Turkey has been hesitant to work with outside agencies on solutions. A Brookings Institution report found that Turkey threw up unnecessary roadblocks to nonprofit organizations that arrived hoping to assist in the crisis, instituting a cumbersome and opaque registration process. Ankara has responded to criticisms by allowing more NGOs to register, but few work on education.
If the education ministry were to spend half as much on students in temporary centers as they do on Syrians in Turkish schools, it would cost $180 million per year. The national education ministry hopes to rely on support from international donors, though it has no commitments in place.
Turkey’s management style has come under criticism from the nonprofit International Crisis Group, which cited donor concerns about how the country asks for money. Most foundations work through aid organizations, but Turkey prefers to channel assistance through national institutions. Seemingly as a point of pride, Turkey has also fueled the misperception that the country does not need help. It has focused international visitors’ attention on high quality camps, and has prevented UNICEF from assessing the number of children out of school.

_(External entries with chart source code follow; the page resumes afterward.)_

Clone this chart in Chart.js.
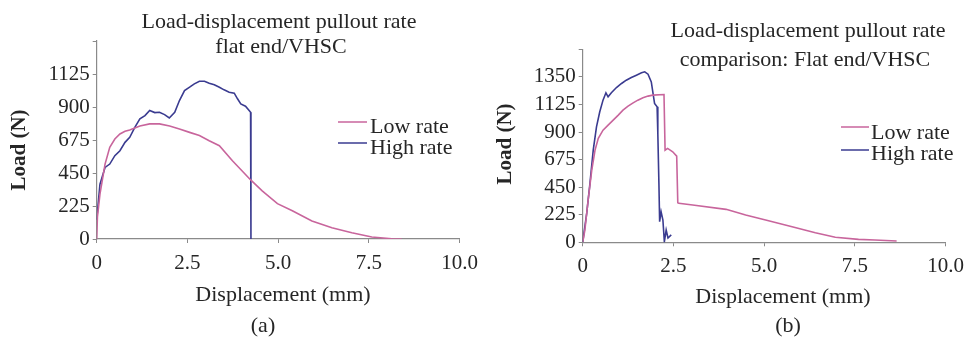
<!DOCTYPE html>
<html>
<head>
<meta charset="utf-8">
<script src="https://cdn.jsdelivr.net/npm/chart.js@4"></script>
<style>
body { margin: 0; background: #fff; width: 972px; height: 337px; overflow: hidden; }
.wrap { position: absolute; top: 0; width: 486px; height: 337px; }
</style>
</head>
<body>
<div class="wrap" style="left:0"><canvas id="grafA" width="486" height="337"></canvas></div>
<div class="wrap" style="left:486px"><canvas id="grafB" width="486" height="337"></canvas></div>
<script>
// series names + texts
const seriesNames = ["Low rate", "High rate"];
const titleA = ["Load-displacement pullout rate", "flat end/VHSC"];
const titleB = ["Load-displacement pullout rate", "comparison: Flat end/VHSC"];
const xTitle = "Displacement (mm)";
const yTitle = "Load (N)";
const xTicks = ["0", "2.5", "5.0", "7.5", "10.0"];
const yTicksA = [0, 225, 450, 675, 900, 1125];
const yTicksB = [0, 225, 450, 675, 900, 1125, 1350];

// (a) flat end/VHSC
const aLowX = [0, 0.02, 0.09, 0.23, 0.36, 0.5, 0.64, 0.78, 0.91, 1.05, 1.19, 1.46, 1.73, 2.01, 2.28, 2.56, 2.83, 3.1, 3.38, 3.74, 4.25, 4.56, 4.98, 5.39, 5.93, 6.48, 7.03, 7.58, 8.13, 8.4];
const aLowY = [0, 150, 306, 511, 625, 682, 716, 734, 743, 757, 771, 785, 785, 771, 750, 727, 705, 670, 636, 534, 401, 328, 241, 192, 123, 77, 43, 14, 2, 0];
const aHighX = [0, 0.09, 0.23, 0.36, 0.5, 0.64, 0.78, 0.91, 1.05, 1.19, 1.33, 1.46, 1.6, 1.73, 1.87, 2.0, 2.15, 2.28, 2.42, 2.56, 2.69, 2.83, 2.97, 3.1, 3.24, 3.38, 3.51, 3.65, 3.79, 3.88, 3.97, 4.1, 4.2, 4.24, 4.25];
const aHighY = [130, 374, 488, 511, 568, 602, 659, 693, 761, 819, 841, 876, 862, 864, 848, 825, 864, 944, 1012, 1035, 1058, 1076, 1076, 1062, 1051, 1035, 1017, 1001, 994, 956, 921, 905, 876, 864, 0];

// (b) comparison
const bLowX = [0, 0.06, 0.15, 0.25, 0.34, 0.43, 0.56, 0.7, 0.84, 0.98, 1.11, 1.25, 1.39, 1.52, 1.66, 1.8, 1.93, 2.24, 2.27, 2.34, 2.48, 2.59, 2.62, 2.65, 3.03, 3.95, 4.49, 5.04, 5.77, 6.41, 6.96, 7.6, 8.05, 8.65];
const bLowY = [0, 100, 345, 589, 752, 848, 915, 956, 997, 1038, 1078, 1111, 1138, 1160, 1179, 1193, 1201, 1206, 752, 766, 739, 703, 323, 318, 304, 269, 223, 182, 127, 78, 41, 24, 19, 11];
const bHighX = [0, 0.11, 0.2, 0.29, 0.38, 0.47, 0.56, 0.64, 0.7, 0.79, 0.93, 1.07, 1.2, 1.34, 1.48, 1.62, 1.71, 1.8, 1.89, 1.98, 2.05, 2.07, 2.1, 2.12, 2.16, 2.21, 2.25, 2.3, 2.35, 2.44];
const bHighY = [0, 236, 481, 752, 942, 1065, 1160, 1220, 1187, 1220, 1263, 1296, 1323, 1345, 1364, 1383, 1391, 1372, 1309, 1133, 1106, 888, 481, 168, 250, 182, 5, 100, 35, 60];

const lowColor = "#c8659c";
const highColor = "#3a3b90";
const textColor = "#262626";
const serif = "'Liberation Serif', 'Times New Roman', serif";

function toPoints(xs, ys) {
    return xs.map((x, i) => ({ x: x, y: ys[i] }));
}

// titles, legend, captions drawn on the canvas
const textPlugin = {
    id: "teksty",
    afterDraw(chart, args, o) {
        const ctx = chart.ctx;
        ctx.save();
        ctx.font = "22px " + serif;
        ctx.fillStyle = textColor;
        ctx.textAlign = "center";
        ctx.textBaseline = "middle";
        o.title.forEach((t, i) => ctx.fillText(t, o.titleX[i], o.titleY[i]));
        ctx.fillText(xTitle, o.xTitle[0], o.xTitle[1]);
        ctx.fillText(o.caption, o.cap[0], o.cap[1]);
        ctx.save();
        ctx.font = "bold 21px " + serif;
        ctx.translate(o.yTitle[0], o.yTitle[1]);
        ctx.rotate(-Math.PI / 2);
        ctx.fillText(yTitle, 0, 0);
        ctx.restore();
        ctx.textAlign = "left";
        chart.data.datasets.forEach((ds, i) => {
            const L = o.legend[i];
            ctx.strokeStyle = ds.borderColor;
            ctx.lineWidth = 1.5;
            ctx.beginPath();
            ctx.moveTo(L[0], L[2]);
            ctx.lineTo(L[1], L[2]);
            ctx.stroke();
            ctx.fillText(ds.label, L[3], L[4]);
        });
        ctx.restore();
    }
};

function makeConfig(lowPts, highPts, yTicks, yMax, pad, texts) {
    return {
        type: "line",
        data: {
            datasets: [
                { label: seriesNames[0], data: lowPts, borderColor: lowColor, borderWidth: 1.6, pointRadius: 0, tension: 0, fill: false },
                { label: seriesNames[1], data: highPts, borderColor: highColor, borderWidth: 1.6, pointRadius: 0, tension: 0, fill: false }
            ]
        },
        options: {
            responsive: false,
            animation: false,
            layout: { padding: pad },
            plugins: { legend: { display: false }, title: { display: false }, tooltip: { enabled: false }, teksty: texts },
            scales: {
                x: {
                    type: "linear", min: 0, max: 10,
                    afterBuildTicks: (s) => { s.ticks = xTicks.map(v => ({ value: parseFloat(v) })); },
                    afterFit: (s) => { s.height = 40; },
                    ticks: { color: textColor, font: { family: serif, size: 21 }, padding: 8, maxRotation: 0, autoSkip: false,
                        callback: (v, i) => xTicks[i] },
                    grid: { drawOnChartArea: false, drawTicks: true, tickLength: 4, color: "#8a8a8a" },
                    border: { color: "#8a8a8a", width: 1.2 }
                },
                y: {
                    min: 0, max: yMax,
                    afterBuildTicks: (s) => { s.ticks = yTicks.concat([yMax]).map(v => ({ value: v })); },
                    afterFit: (s) => { s.width = 96.7; },
                    ticks: { color: textColor, font: { family: serif, size: 21 }, padding: 3, autoSkip: false,
                        callback: (v) => yTicks.includes(v) ? String(v) : "" },
                    grid: { drawOnChartArea: false, drawTicks: true, tickLength: 4, color: "#8a8a8a" },
                    border: { color: "#8a8a8a", width: 1.2 }
                }
            }
        },
        plugins: [textPlugin]
    };
}

new Chart(document.getElementById("grafA"), makeConfig(
    toPoints(aLowX, aLowY), toPoints(aHighX, aHighY), yTicksA, 1350,
    { left: 0, right: 24.3, top: 41, bottom: 58 },
    {
        title: titleA, titleX: [279, 281], titleY: [22, 47],
        xTitle: [283, 295], yTitle: [20, 150], caption: "(a)", cap: [263, 326],
        legend: [[338, 367, 122, 370, 127], [338, 367, 143, 370, 148]]
    }));

new Chart(document.getElementById("grafB"), makeConfig(
    toPoints(bLowX, bLowY), toPoints(bHighX, bHighY), yTicksB, 1575,
    { left: 0, right: 24.3, top: 49.3, bottom: 54.7 },
    {
        title: titleB, titleX: [322, 319], titleY: [31, 60],
        xTitle: [297, 297], yTitle: [20, 144], caption: "(b)", cap: [302, 326],
        legend: [[355, 383, 127, 385, 133], [355, 383, 150, 385, 154]]
    }));
</script>
</body>
</html>
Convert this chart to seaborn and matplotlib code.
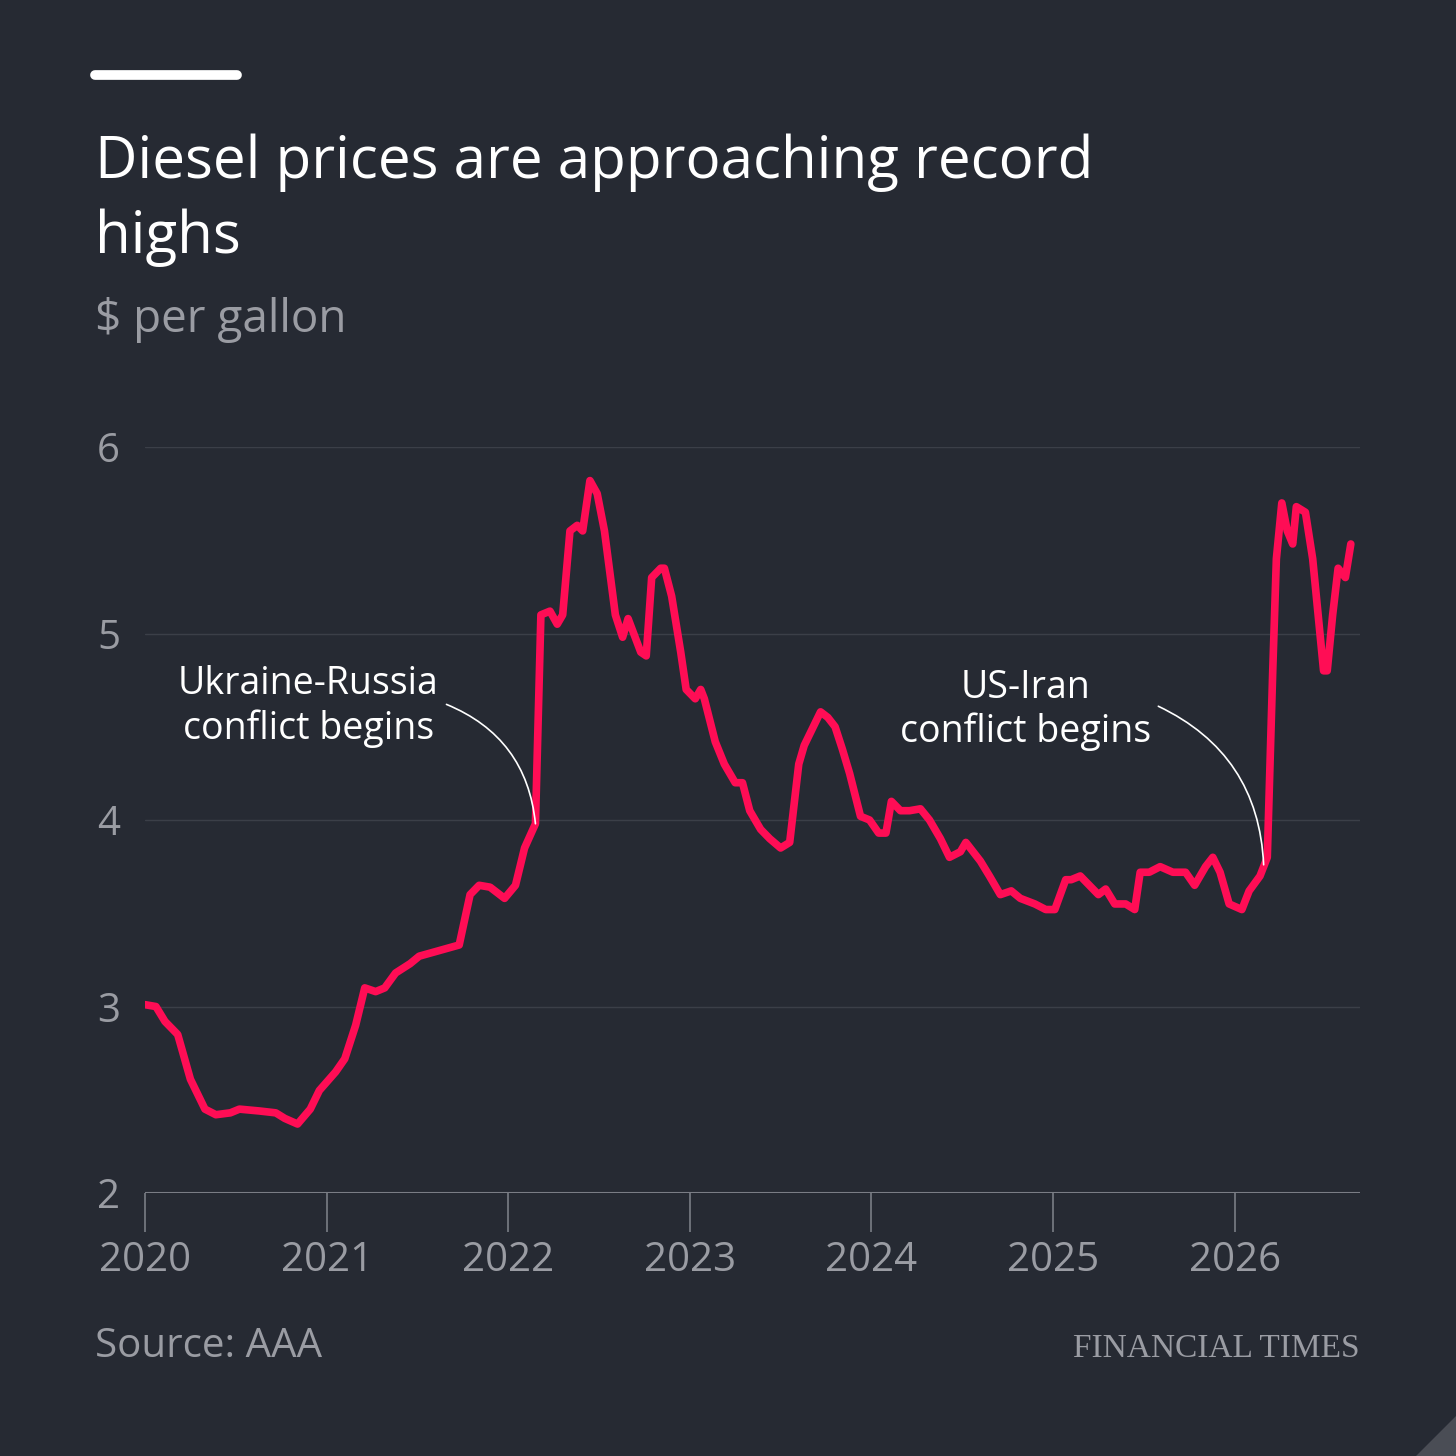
import matplotlib
matplotlib.use("Agg")
import matplotlib.pyplot as plt
import seaborn as sns
import pandas as pd

years = [2020.00, 2020.06, 2020.11, 2020.18, 2020.25, 2020.33, 2020.39, 2020.47, 2020.52, 2020.63,
         2020.72, 2020.77, 2020.84, 2020.91, 2020.96, 2021.05, 2021.10, 2021.16, 2021.21, 2021.27,
         2021.32, 2021.38, 2021.46, 2021.51, 2021.62, 2021.73, 2021.79, 2021.84, 2021.90, 2021.98,
         2022.04, 2022.09, 2022.15, 2022.18, 2022.23, 2022.27, 2022.30, 2022.34, 2022.38, 2022.41,
         2022.45, 2022.49, 2022.53, 2022.59, 2022.63, 2022.66, 2022.73, 2022.76, 2022.79, 2022.84,
         2022.86, 2022.90, 2022.95, 2022.98, 2023.03, 2023.06, 2023.08, 2023.14, 2023.19, 2023.25,
         2023.29, 2023.33, 2023.39, 2023.44, 2023.50, 2023.55, 2023.60, 2023.63, 2023.67, 2023.72,
         2023.76, 2023.80, 2023.84, 2023.88, 2023.94, 2023.99, 2024.04, 2024.08, 2024.11, 2024.16,
         2024.21, 2024.27, 2024.32, 2024.38, 2024.43, 2024.49, 2024.52, 2024.60, 2024.65, 2024.71,
         2024.77, 2024.82, 2024.90, 2024.96, 2025.01, 2025.07, 2025.10, 2025.15, 2025.20, 2025.25,
         2025.29, 2025.34, 2025.40, 2025.45, 2025.48, 2025.53, 2025.59, 2025.66, 2025.73, 2025.78,
         2025.84, 2025.88, 2025.92, 2025.97, 2026.04, 2026.08, 2026.14, 2026.18, 2026.21, 2026.23,
         2026.26, 2026.29, 2026.32, 2026.34, 2026.39, 2026.43, 2026.46, 2026.49, 2026.51, 2026.54,
         2026.57, 2026.61, 2026.64]
price = [3.01, 3.00, 2.92, 2.85, 2.61, 2.45, 2.42, 2.43, 2.45, 2.44,
         2.43, 2.40, 2.37, 2.45, 2.55, 2.65, 2.72, 2.90, 3.10, 3.08,
         3.10, 3.18, 3.23, 3.27, 3.30, 3.33, 3.60, 3.65, 3.64, 3.58,
         3.65, 3.85, 3.98, 5.10, 5.12, 5.05, 5.10, 5.55, 5.58, 5.55,
         5.82, 5.75, 5.55, 5.10, 4.98, 5.08, 4.90, 4.88, 5.30, 5.35,
         5.35, 5.20, 4.90, 4.70, 4.65, 4.70, 4.65, 4.42, 4.30, 4.20,
         4.20, 4.05, 3.95, 3.90, 3.85, 3.88, 4.30, 4.40, 4.48, 4.58,
         4.55, 4.50, 4.38, 4.25, 4.02, 4.00, 3.93, 3.93, 4.10, 4.05,
         4.05, 4.06, 4.00, 3.90, 3.80, 3.83, 3.88, 3.78, 3.70, 3.60,
         3.62, 3.58, 3.55, 3.52, 3.52, 3.68, 3.68, 3.70, 3.65, 3.60,
         3.63, 3.55, 3.55, 3.52, 3.72, 3.72, 3.75, 3.72, 3.72, 3.65,
         3.75, 3.80, 3.72, 3.55, 3.52, 3.62, 3.70, 3.80, 4.80, 5.40,
         5.70, 5.55, 5.48, 5.68, 5.65, 5.40, 5.10, 4.80, 4.80, 5.10,
         5.35, 5.30, 5.48]
year_ticks = [2020, 2021, 2022, 2023, 2024, 2025, 2026]
price_ticks = [2, 3, 4, 5, 6]

# annotation: label text, label position, connector start, connector end (data units)
notes = [
    ("Ukraine-Russia\nconflict begins", (2020.9, 4.61), (2021.66, 4.62), (2022.15, 3.98)),
    ("US-Iran\nconflict begins", (2024.85, 4.59), (2025.58, 4.61), (2026.16, 3.76)),
]

BG = "#262a33"
PINK = "#ff0d55"
GREY = "#9a9ca3"
FONT = ["Open Sans", "DejaVu Sans"]

sns.set_theme(style="dark")
plt.rcParams["font.family"] = FONT

df = pd.DataFrame({"year": years, "price": price})
fig = plt.figure(figsize=(14.56, 14.56), dpi=100, facecolor=BG)
ax = fig.add_axes([0.0996, 0.1806, 0.8344, 0.5124])
ax.set_facecolor(BG)
sns.lineplot(data=df, x="year", y="price", ax=ax, color=PINK, lw=5.5,
             solid_joinstyle="round", solid_capstyle="round")

ax.set_xlim(2020, 2026.69)
ax.set_ylim(2, 6)
for v in price_ticks[1:]:
    ax.axhline(v, color="#3b3f48", lw=1, zorder=0)
ax.axhline(2, color="#7a7d85", lw=1.5, zorder=1)
for s in ax.spines.values():
    s.set_visible(False)
ax.set_xticks(year_ticks)
ax.set_yticks(price_ticks)
ax.tick_params(axis="x", bottom=True, length=28, width=1.2, color="#7a7d85",
               labelcolor=GREY, labelsize=29, pad=6, direction="out")
ax.tick_params(axis="y", length=0, labelcolor=GREY, labelsize=29, pad=18)
ax.set_xlabel("")
ax.set_ylabel("")
ax.grid(False)

for label, txt_pos, start, end in notes:
    ax.text(txt_pos[0], txt_pos[1], label, ha="center", va="center", color="white",
            fontsize=27, linespacing=1.2)
    ax.annotate("", xy=end, xytext=start,
                arrowprops=dict(arrowstyle="-", color="white", lw=1.2,
                                connectionstyle="arc3,rad=-0.3", shrinkA=0, shrinkB=0))

fig.add_artist(plt.Line2D([95/1456, 237/1456], [1-75/1456]*2, color="white", lw=7))
fig.text(95/1456, 1-134/1456, "Diesel prices are approaching record\nhighs", color="white",
         fontsize=42, va="top", ha="left", linespacing=1.35)
fig.text(95/1456, 1-320/1456, "$ per gallon", color=GREY, fontsize=33, va="center")
fig.text(95/1456, 1-1347/1456, "Source: AAA", color=GREY, fontsize=29, va="center")
fig.text(1360/1456, 1-1349/1456, "FINANCIAL TIMES", color=GREY, fontsize=24, va="center",
         ha="right", family="Liberation Serif")
fig.add_artist(plt.Polygon([[1456/1456, 1-1416/1456], [1456/1456, 0], [1416/1456, 0]],
                           closed=True, color="#4a4d55", transform=fig.transFigure))

fig.savefig("out.png", dpi=100, facecolor=BG)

Perhaps because of this, the efforts of UN agencies in Turkey to raise funds for the Syrian crisis have brought little success. In its 2014 regional appeal for support, the UN asked for $497 million and received only $103 million, or 21 percent. On average, UN agencies and partners in other countries hosting Syrians received 43 percent of their appeal.
Mazen Aboulhosn of the International Organization for Migration has heard staff at the Turkish education ministry say that, “They won’t waste time with small NGOs that have only $100,000 or $2 million to spend in the country.” Aboulhosn says, “It is beginning to change, but it is not the mentality that you usually see in an emergency situation.”
Education ministry officials told 100Reporters that they do not know which international non-profits are working to educate the Syrians who have fled war. In contrast, in Jordan, Syria’s neighbor to the south, UNICEF coordinates at least 18 international organizations supporting education.
Guests, not Refugees
While Turkey is a signatory to the 1951 Convention on Refugees, it is one of only four countries that restrict that convention so that only Europeans are considered refugees.
Hurşit Güneş, a lawmaker and former vice president of the opposition Republican People’s Party (CHP), said that Turkey’s interpretation “was meant to imply that Turkey was part of the West.” He argues for lifting the limitation on moral and practical grounds. The policy, he said, “is racist,” and deprives Turkey of international aid for refugees.
Instead, Turkey granted Syrians fleeing the war “temporary protection” status in 2012. This concept was loosely based on a European Union directive. But Turkey still has not given it a legal basis.
Last year, the Turkish government wrote the Law on Foreigners and Protection. Although it took four years to write, the law punted on temporary protection, saying it would be defined by a new agency in 2014. Once formed, that agency told advocates that Syrians’ rights will be defined separately by a Council of Ministers.
However, those rights remain undefined.
Metin Savaş, the Secretary-General of Kimse Yok Mu, one of Turkey’s largest humanitarian organizations, says that education for Syrians should be legal. In Turkey, “Laws do not allow us to give an education in Arabic,” so centers are not considered schools.
Meanwhile, amid unclear rights and policies, pressures are building. A slew of anti-Syrian protests and attacks are sweeping the country. Some Syrian children fear harassment when walking to and from school. Recently, students at Gaziantep University, not far from the Syrian border, tried to hold a demonstration, but the university denied their petition to organize. Their message, said Fadi Kurdi, an English Literature student from Aleppo, was twofold: “We have a right to be here, just like you,” and also, “Thank you for having us.”